La mozione leghista di sfiducia chiude ogni discussione. Il treno gialloverde è arrivato all’ultima fermata. Invero, attendeva da tempo l’autorizzazione ad entrare in stazione da parte di Salvini. In realtà la crisi era già aperta il 7 luglio con il voto Tav.

Per il governo il sottosegretario alla presidenza Santangelo (M5S) si è rimesso all’aula. Ma è stato bruciato sul tempo dal viceministro leghista Garavaglia, che a nome della Lega ha chiesto un voto pro Tav, «e contro chi blocca il Paese». Una esternazione impropria, consapevole e voluta. Qui comincia l’attacco della Lega.

Perché sul Tav – avendo ormai vinto – e non su temi aperti e di impatto ben maggiore per il paese come flat tax e autonomie? Perché così tardi?
Forse Salvini si aspettava che l’evidenza parlamentare di una maggioranza dissolta spingesse Conte alle dimissioni volontarie, spianando così la via verso il voto, senza lasciargli in mano il cerino acceso.

Può anche darsi che indecisioni e ritardi fossero in realtà una tattica studiata a tavolino per spingere Mattarella, a causa dei tempi stretti, a lasciare a Palazzo Chigi il governo dimissionario con lo stesso Salvini agli interni per gestire le elezioni. Che fosse vera incertezza o callido disegno, poco importa. Il disegno, se c’era, deve fallire.

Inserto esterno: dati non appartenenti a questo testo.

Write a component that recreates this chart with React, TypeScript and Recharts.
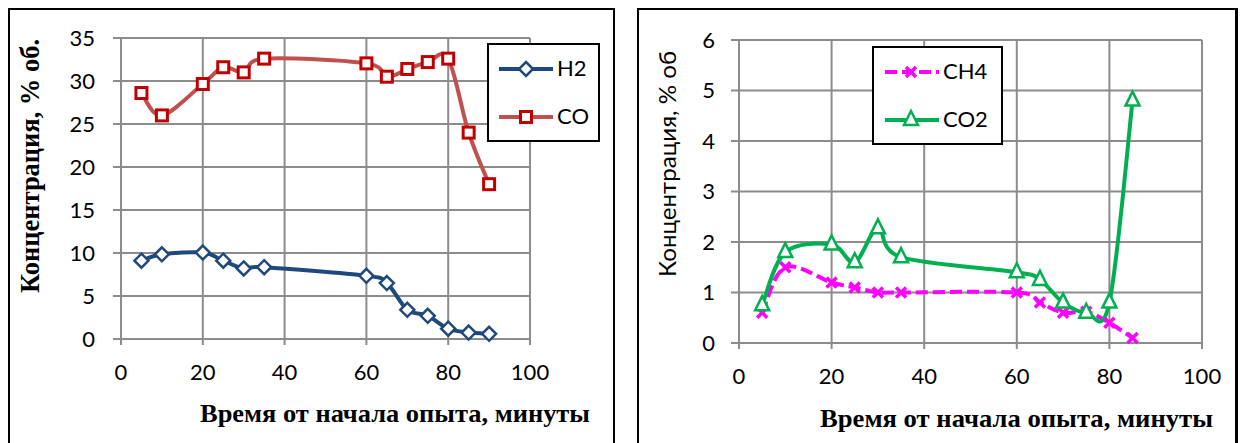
import React from 'react';
import { LineChart, Line, XAxis, YAxis, CartesianGrid } from 'recharts';

// time from start of the run, minutes
const leftMinutes = [5, 10, 20, 25, 30, 35, 60, 65, 70, 75, 80, 85, 90];
const h2Values = [9.1, 9.85, 10.05, 9.1, 8.2, 8.35, 7.35, 6.5, 3.4, 2.7, 1.2, 0.75, 0.6];
const coValues = [28.6, 26.0, 29.65, 31.6, 31.0, 32.6, 32.05, 30.5, 31.4, 32.2, 32.6, 24.0, 18.0];

const rightMinutes = [5, 10, 20, 25, 30, 35, 60, 65, 70, 75, 80, 85];
const ch4Values = [0.6, 1.5, 1.2, 1.1, 1.0, 1.0, 1.0, 0.8, 0.6, 0.62, 0.4, 0.1];
const co2Values = [0.75, 1.8, 1.95, 1.6, 2.27, 1.7, 1.4, 1.25, 0.8, 0.6, 0.8, 4.8];

const xTicks = [0, 20, 40, 60, 80, 100];
const leftYTicks = [0, 5, 10, 15, 20, 25, 30, 35];
const rightYTicks = [0, 1, 2, 3, 4, 5, 6];

const xTitle = 'Время от начала опыта, минуты';
const leftYTitle = 'Концентрация, % об.';
const rightYTitle = 'Концентрация, % об';

const leftData = leftMinutes.map((x, i) => ({ x, h2: h2Values[i], co: coValues[i] }));
const rightData = rightMinutes.map((x, i) => ({ x, ch4: ch4Values[i], co2: co2Values[i] }));

const SANS = 'Lato, "Open Sans", sans-serif';
const SERIF = '"Liberation Serif", "DejaVu Serif", serif';
const GRID = '#8c8c8c';

const H2_COLOR = '#1F497D';
const CO_LINE = '#C0504D';
const CO_MARK = '#C00000';
const CH4_COLOR = '#FF00FF';
const CO2_COLOR = '#00B050';

// Excel-like smoothed line (Catmull-Rom through the points)
const excelSmooth = (context: any) => {
  let pts: number[][] = [];
  return {
    areaStart() {},
    areaEnd() {},
    lineStart() {
      pts = [];
    },
    point(x: number, y: number) {
      pts.push([+x, +y]);
    },
    lineEnd() {
      const n = pts.length;
      if (!n) return;
      context.moveTo(pts[0][0], pts[0][1]);
      for (let i = 0; i < n - 1; i++) {
        const p0 = pts[Math.max(i - 1, 0)];
        const p1 = pts[i];
        const p2 = pts[i + 1];
        const p3 = pts[Math.min(i + 2, n - 1)];
        context.bezierCurveTo(
          p1[0] + (p2[0] - p0[0]) / 6,
          p1[1] + (p2[1] - p0[1]) / 6,
          p2[0] - (p3[0] - p1[0]) / 6,
          p2[1] - (p3[1] - p1[1]) / 6,
          p2[0],
          p2[1]
        );
      }
    },
  };
};

// markers
const Diamond = ({ cx, cy }: any) => (
  <path d={`M${cx},${cy - 7} L${cx + 7},${cy} L${cx},${cy + 7} L${cx - 7},${cy} Z`} fill="#fff" stroke={H2_COLOR} strokeWidth={2.5} />
);
const Square = ({ cx, cy }: any) => (
  <rect x={cx - 5.5} y={cy - 5.5} width={11} height={11} fill="#fff" stroke={CO_MARK} strokeWidth={3} />
);
const Cross = ({ cx, cy }: any) => (
  <path d={`M${cx - 5},${cy - 5} L${cx + 5},${cy + 5} M${cx + 5},${cy - 5} L${cx - 5},${cy + 5}`} stroke={CH4_COLOR} strokeWidth={3.5} fill="none" />
);
const Triangle = ({ cx, cy }: any) => (
  <path d={`M${cx},${cy - 9} L${cx + 7},${cy + 5} L${cx - 7},${cy + 5} Z`} fill="#fff" stroke={CO2_COLOR} strokeWidth={2.5} />
);

const dotOf = (Comp: any) => (props: any) => <Comp key={`d-${props.index}`} cx={props.cx} cy={props.cy} />;

const tickStyle = { fill: '#000', fontSize: 22, fontFamily: SANS };

export default function App() {
  return (
    <div style={{ position: 'absolute', left: 0, top: 0, width: 1240, height: 443, overflow: 'hidden', background: '#fff' }}>
      {/* panel frames */}
      <div style={{ position: 'absolute', left: 8, top: 8, width: 607, height: 480, border: '2px solid #000', boxSizing: 'border-box' }} />
      <div style={{ position: 'absolute', left: 637, top: 8, width: 601, height: 480, border: '2px solid #000', borderRightWidth: 3, boxSizing: 'border-box' }} />

      {/* left chart: H2, CO */}
      <div style={{ position: 'absolute', left: 0, top: 0 }}>
        <LineChart width={620} height={443} data={leftData} margin={{ top: 38, right: 90, bottom: 74, left: 81 }}>
          <CartesianGrid stroke={GRID} strokeWidth={2} />
          <XAxis
            type="number"
            dataKey="x"
            domain={[0, 100]}
            ticks={xTicks}
            height={30}
            tick={tickStyle}
            tickSize={6}
            tickMargin={19}
            stroke={GRID}
            strokeWidth={2}
          />
          <YAxis
            type="number"
            domain={[0, 35]}
            ticks={leftYTicks}
            width={40}
            tick={tickStyle}
            tickSize={8}
            tickMargin={18}
            stroke={GRID}
            strokeWidth={2}
          />
          <Line dataKey="h2" type={excelSmooth as any} stroke={H2_COLOR} strokeWidth={4} dot={dotOf(Diamond)} activeDot={false} isAnimationActive={false} />
          <Line dataKey="co" type={excelSmooth as any} stroke={CO_LINE} strokeWidth={4} dot={dotOf(Square)} activeDot={false} isAnimationActive={false} />
        </LineChart>
      </div>

      {/* right chart: CH4, CO2 */}
      <div style={{ position: 'absolute', left: 620, top: 0 }}>
        <LineChart width={620} height={443} data={rightData} margin={{ top: 40, right: 38, bottom: 70, left: 79 }}>
          <CartesianGrid stroke={GRID} strokeWidth={2} />
          <XAxis
            type="number"
            dataKey="x"
            domain={[0, 100]}
            ticks={xTicks}
            height={30}
            tick={tickStyle}
            tickSize={6}
            tickMargin={19}
            stroke={GRID}
            strokeWidth={2}
          />
          <YAxis
            type="number"
            domain={[0, 6]}
            ticks={rightYTicks}
            width={40}
            tick={tickStyle}
            tickSize={8}
            tickMargin={16}
            stroke={GRID}
            strokeWidth={2}
          />
          <Line dataKey="ch4" type={excelSmooth as any} stroke={CH4_COLOR} strokeWidth={4} strokeDasharray="12 5" dot={dotOf(Cross)} activeDot={false} isAnimationActive={false} />
          <Line dataKey="co2" type={excelSmooth as any} stroke={CO2_COLOR} strokeWidth={4} dot={dotOf(Triangle)} activeDot={false} isAnimationActive={false} />
        </LineChart>
      </div>

      {/* titles and legends */}
      <svg width={1240} height={443} style={{ position: 'absolute', left: 0, top: 0, pointerEvents: 'none' }}>
        <text x={200} y={422} fontFamily={SERIF} fontWeight="bold" fontSize={25} textLength={390} lengthAdjust="spacingAndGlyphs">{xTitle}</text>
        <text x={820} y={427} fontFamily={SERIF} fontWeight="bold" fontSize={25} textLength={393} lengthAdjust="spacingAndGlyphs">{xTitle}</text>
        <text transform="translate(39,293) rotate(-90)" fontFamily={SERIF} fontWeight="bold" fontSize={27} textLength={254} lengthAdjust="spacingAndGlyphs">{leftYTitle}</text>
        <text transform="translate(676,277) rotate(-90)" fontFamily={SANS} fontSize={23} textLength={226} lengthAdjust="spacingAndGlyphs">{rightYTitle}</text>

        {/* left legend */}
        <rect x={488} y={44} width={111} height={97} fill="#fff" stroke="#000" strokeWidth={2} />
        <line x1={499} y1={69} x2={553} y2={69} stroke={H2_COLOR} strokeWidth={4} />
        <Diamond cx={526} cy={69} />
        <text x={557} y={76} fontFamily={SANS} fontSize={22}>H2</text>
        <line x1={499} y1={117} x2={553} y2={117} stroke={CO_LINE} strokeWidth={4} />
        <Square cx={526} cy={117} />
        <text x={557} y={124} fontFamily={SANS} fontSize={22}>CO</text>

        {/* right legend */}
        <rect x={873} y={47} width={129} height={97} fill="#fff" stroke="#000" strokeWidth={2} />
        <line x1={885} y1={72} x2={939} y2={72} stroke={CH4_COLOR} strokeWidth={4} strokeDasharray="12 5" />
        <Cross cx={911} cy={72} />
        <text x={943} y={79} fontFamily={SANS} fontSize={22}>CH4</text>
        <line x1={885} y1={120} x2={939} y2={120} stroke={CO2_COLOR} strokeWidth={4} />
        <Triangle cx={911} cy={120} />
        <text x={943} y={127} fontFamily={SANS} fontSize={22}>CO2</text>
      </svg>
    </div>
  );
}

Il passaggio parlamentare vedrà – salvo improbabili colpi di scena – un diniego della fiducia, cui seguirà un obbligo giuridico di dimissioni. In teoria, Mattarella potrebbe lasciare il governo dimissionario, o una sua riedizione, a gestire le elezioni e le incombenze ineludibili in agenda. Sembra proprio questa la pretesa dei leghisti quando gridano no a governi tecnici, no ad altre maggioranze, e subito al voto. Le tre cose si tengono insieme solo sull’assunto che l’esecutivo attuale rimanga in carica, ancorché dimissionario.

Potrebbe anche sembrare una risposta istituzionalmente corretta, ma nella specie è invece inaccettabile.

Sul ministero dell’interno poggia il procedimento elettorale e al Viminale c’è il Salvini candidato premier che chiede pieni poteri agli italiani. Basta pensare che spot sarebbe per lui un barcone di disperati in cerca del porto sicuro, lo sgombero di un edificio occupato, il crimine piccolo o grande commesso da una «zingaraccia» o da uno straniero di pelle scura. Si porrebbe una fondamentale questione di par condicio nella competizione elettorale.

Né sembrerebbe sostenibile mantenere Conte a Palazzo Chigi, liberandosi del solo Salvini, soprattutto se – com’è possibile – Conte fosse in corsa personalmente. Ne verrebbero quanto meno convulsioni politiche, e attacchi a Mattarella per parzialità. Quindi, tutti a casa, e – lo dice lo spread – senza tirare per le lunghe.

È futile colluttare su pochi giorni in più o in meno, quando è già partito l’appello al popolo da parte del soggetto politico oggi più forte nel paese.

Il problema è che Mattarella dovrebbe nominare un governo presumibilmente privo di fiducia. C’è un precedente. Nel 1987 era in carica il secondo governo Craxi, nato sul cd «patto della staffetta», per cui a Craxi sarebbe subentrato un presidente del consiglio Dc. Un «contrattino» dell’epoca. Craxi voleva sottrarsi all’impegno, e arrivò la crisi. Dopo alcuni tentativi falliti, il presidente Cossiga conferì l’incarico a Fanfani, che formò il suo sesto governo (monocolore Dc con alcuni tecnici).

Andò alla fiducia sulla base di una mozione Dc che aveva come primo firmatario Martinazzoli, segretario. Ma nel voto sulla mozione i DC si astennero, causando la vittoria dei no e la sfiducia. Fanfani si dimise, e rimase in carica per gestire le elezioni.

Non interessa qui approfondire come e perché accadde. Conta il precedente. Mattarella dovrà decidere se seguirlo, o lasciare a Palazzo Chigi l’esecutivo dimissionario – o una sua riedizione – in vista del voto e delle scadenze in agenda.

A noi sembra priorità assoluta che al Viminale sieda un altro ministro dell’interno.

C’è chi pensa a un governo di più lunga durata e con una (nuova) maggioranza, per una decantazione e il recupero dei valori repubblicani e costituzionali (Mazzarella, Avvenire dell’8 agosto). Quel recupero è certo la prima bandiera della battaglia elettorale. Ma usarlo come sponda per rinviare il voto, mentre si caccia la Lega da Palazzo Chigi? Rischiamo di regalare voti a Salvini martire.